The study comes as a number of states — including North Carolina — are reconsidering expanding their Medicaid programs.

Its authors used tax records to track children born between 1981 and 1984, but instead of evaluating the early effects of Medicaid coverage for children, the study observed the effects in early adulthood.

Amanda Kowalski, co-author of the report and a Yale University economics professor, said they found that for every dollar the government spent on providing Medicaid to children, it recovered 14 cents by the time those children reached age 28.

“This study shows that previous expansions in Medicaid eligibility to children have led to higher tax payments in the long term,” she said.

Kowalski said using future income-tax payments, the government can recoup up to 56 percent of its costs by the time the children reach retirement age.

Adam Linker, co-director of the left-leaning N.C. Justice Center’s health care project, said in an email that Medicaid has a positive impact on low-income families lives, which this report reinforces.

“In the 1990s Medicaid coverage expanded to more children and pregnant women in response to studies showing North Carolina had one of the nation’s highest infant mortality rates,” he said.
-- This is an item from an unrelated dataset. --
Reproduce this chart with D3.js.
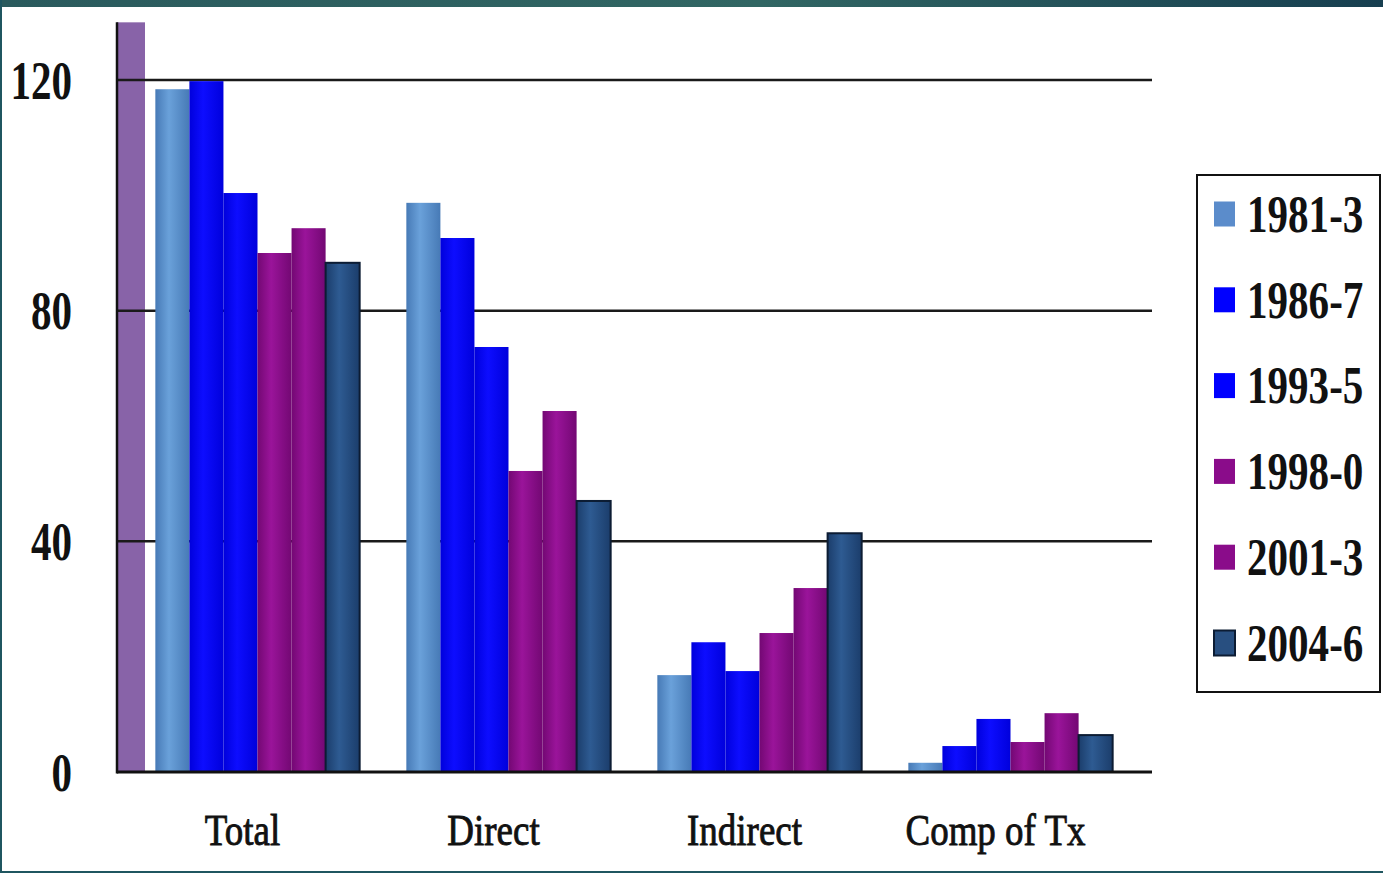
<!DOCTYPE html>
<html>
<head>
<meta charset="utf-8">
<script src="https://cdn.jsdelivr.net/npm/d3@7/dist/d3.min.js"></script>
<style>
  html, body { margin: 0; padding: 0; background: #ffffff; }
  svg { display: block; }
</style>
</head>
<body>
<svg id="chart" width="1383" height="873"></svg>
<script>
// Tax components by period
const categories = ["Total", "Direct", "Indirect", "Comp of Tx"];
const periods = ["1981-3", "1986-7", "1993-5", "1998-0", "2001-3", "2004-6"];
const v1981 = [118.4, 98.7, 16.8, 1.6];
const v1986 = [119.8, 92.6, 22.5, 4.5];
const v1993 = [100.4, 73.7, 17.5, 9.2];
const v1998 = [90.0, 52.2, 24.1, 5.2];
const v2001 = [94.3, 62.6, 31.9, 10.2];
const v2004 = [88.3, 47.0, 41.4, 6.4];
const edgeBarValue = [130];
const yTicks = [0, 40, 80, 120];

const seriesValues = [v1981, v1986, v1993, v1998, v2001, v2004];
const colors = [
  { edge: "#477ab6", mid: "#6aa1da", swatch: "#5b8ccb", stroke: "none" },
  { edge: "#0000dc", mid: "#0d0dff", swatch: "#0000ff", stroke: "none" },
  { edge: "#0000dc", mid: "#0d0dff", swatch: "#0000ff", stroke: "none" },
  { edge: "#730873", mid: "#9a149a", swatch: "#8a0c8a", stroke: "none" },
  { edge: "#730873", mid: "#9a149a", swatch: "#8a0c8a", stroke: "none" },
  { edge: "#1b3d6b", mid: "#2e5b92", swatch: "#284f80", stroke: "#0c1c33" }
];

const svg = d3.select("#chart");
const W = 1383, H = 873;

// frame
const defs = svg.append("defs");
const topGrad = defs.append("linearGradient").attr("id", "topbar")
  .attr("x1", "0%").attr("x2", "100%");
topGrad.append("stop").attr("offset", "0%").attr("stop-color", "#2a5a5d");
topGrad.append("stop").attr("offset", "55%").attr("stop-color", "#316663");
topGrad.append("stop").attr("offset", "100%").attr("stop-color", "#173f50");

svg.append("rect").attr("x", 0).attr("y", 0).attr("width", W).attr("height", 7).attr("fill", "url(#topbar)");
svg.append("rect").attr("x", 0).attr("y", 0).attr("width", 2).attr("height", H).attr("fill", "#1f5660");
svg.append("rect").attr("x", 0).attr("y", H - 2).attr("width", W).attr("height", 2).attr("fill", "#1f5660");

// bar gradients
colors.forEach((c, i) => {
  const g = defs.append("linearGradient").attr("id", "bar" + i)
    .attr("x1", "0%").attr("x2", "100%");
  g.append("stop").attr("offset", "0%").attr("stop-color", c.edge);
  g.append("stop").attr("offset", "40%").attr("stop-color", c.mid);
  g.append("stop").attr("offset", "100%").attr("stop-color", c.edge);
});

// scales
const y = d3.scaleLinear().domain([0, 120]).range([772, 80]);
const x0 = d3.scaleBand().domain(categories).range([132, 1136]).padding(0);
const bw = x0.bandwidth();
const x1 = d3.scaleBand().domain(periods).range([bw * 0.093, bw * 0.907]).padding(0);

const plotLeft = 117, plotRight = 1152;

// left edge bar
svg.append("g").selectAll("rect").data(edgeBarValue).join("rect")
  .attr("x", plotLeft).attr("width", 28)
  .attr("y", d => y(d)).attr("height", d => y(0) - y(d))
  .attr("fill", "#8863a8");

// gridlines
svg.append("g").selectAll("line").data(yTicks.filter(t => t > 0)).join("line")
  .attr("x1", plotLeft).attr("x2", plotRight)
  .attr("y1", d => y(d)).attr("y2", d => y(d))
  .attr("stroke", "#1a1a1a").attr("stroke-width", 2.5);

// bars
const groups = svg.append("g").selectAll("g").data(categories).join("g")
  .attr("transform", d => `translate(${x0(d)},0)`);
groups.selectAll("rect")
  .data((d, ci) => periods.map((p, si) => ({ p, si, v: seriesValues[si][ci] })))
  .join("rect")
  .attr("x", d => x1(d.p))
  .attr("width", x1.bandwidth())
  .attr("y", d => y(d.v))
  .attr("height", d => y(0) - y(d.v))
  .attr("fill", d => `url(#bar${d.si})`)
  .attr("stroke", d => colors[d.si].stroke)
  .attr("stroke-width", d => colors[d.si].stroke === "none" ? 0 : 2);

// axes lines
svg.append("line").attr("x1", plotLeft).attr("x2", plotLeft)
  .attr("y1", y(edgeBarValue[0])).attr("y2", y(0) + 1.5)
  .attr("stroke", "#111").attr("stroke-width", 2.5);
svg.append("line").attr("x1", plotLeft).attr("x2", plotRight)
  .attr("y1", y(0)).attr("y2", y(0))
  .attr("stroke", "#111").attr("stroke-width", 3);

// y tick labels
svg.append("g").selectAll("text").data(yTicks).join("text")
  .attr("transform", d => `translate(72,${y(d)}) scale(0.76,1)`)
  .attr("text-anchor", "end")
  .attr("dominant-baseline", "central")
  .attr("font-family", "'Liberation Serif', 'DejaVu Serif', serif")
  .attr("font-weight", "bold")
  .attr("font-size", 54)
  .attr("fill", "#111")
  .text(d => d);

// category labels
svg.append("g").selectAll("text").data(categories).join("text")
  .attr("transform", d => `translate(${x0(d) + bw / 2 - 15},845) scale(0.84,1)`)
  .attr("text-anchor", "middle")
  .attr("font-family", "'Liberation Serif', 'DejaVu Serif', serif")
  .attr("font-size", 44)
  .attr("fill", "#111")
  .attr("stroke", "#111")
  .attr("stroke-width", 0.9)
  .text(d => d);

// legend
const legend = svg.append("g");
legend.append("rect").attr("x", 1197).attr("y", 175).attr("width", 183).attr("height", 517)
  .attr("fill", "#fff").attr("stroke", "#111").attr("stroke-width", 2);
const items = legend.selectAll("g").data(periods).join("g")
  .attr("transform", (d, i) => `translate(0,${214 + i * 85.8})`);
items.append("rect").attr("x", 1214).attr("y", -12.5).attr("width", 21).attr("height", 25)
  .attr("fill", (d, i) => colors[i].swatch)
  .attr("stroke", (d, i) => colors[i].stroke === "none" ? "none" : "#0c1c33")
  .attr("stroke-width", 2);
items.append("text")
  .attr("transform", "translate(1247,0) scale(0.775,1)")
  .attr("dominant-baseline", "central")
  .attr("font-family", "'Liberation Serif', 'DejaVu Serif', serif")
  .attr("font-weight", "bold")
  .attr("font-size", 53)
  .attr("fill", "#111")
  .text(d => d);
</script>
</body>
</html>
It is uncertain how or if this study will affect the conversation surrounding the Affordable Care Act.

“Many things have changed since the expansions that we studied,” Kowalski said. “It is hard to know if these findings will generalize to the expansion of Medicaid through the Affordable Care Act because expansions in Medicaid through the Affordable Care Act will affect adults as well as children.”

The report also found that children who were in the Medicaid program were less reliant on Earned Income Tax Credit — a tax credit targeted to lower-income workers — as adults, attended college at higher rates and had a lower mortality rate.

Both genders, especially women, made more money by age 28 if they were covered by Medicaid.

Kowalski said women’s increased career earnings were likely a result of higher college participation rates.

Pam Silberman, professor at the UNC Gillings School of Global Public Health, said Medicaid’s family planning services are particularly responsible for this effect.

“That probably delayed unwanted births, so they may have had fewer births or they may have started having children later,” Silberman said.

She said preventive health care services given to children increased college attendance for both sexes.

“If you’re healthy, you miss less days in school. And if you miss less days in school, your educational outcomes are going to be better.”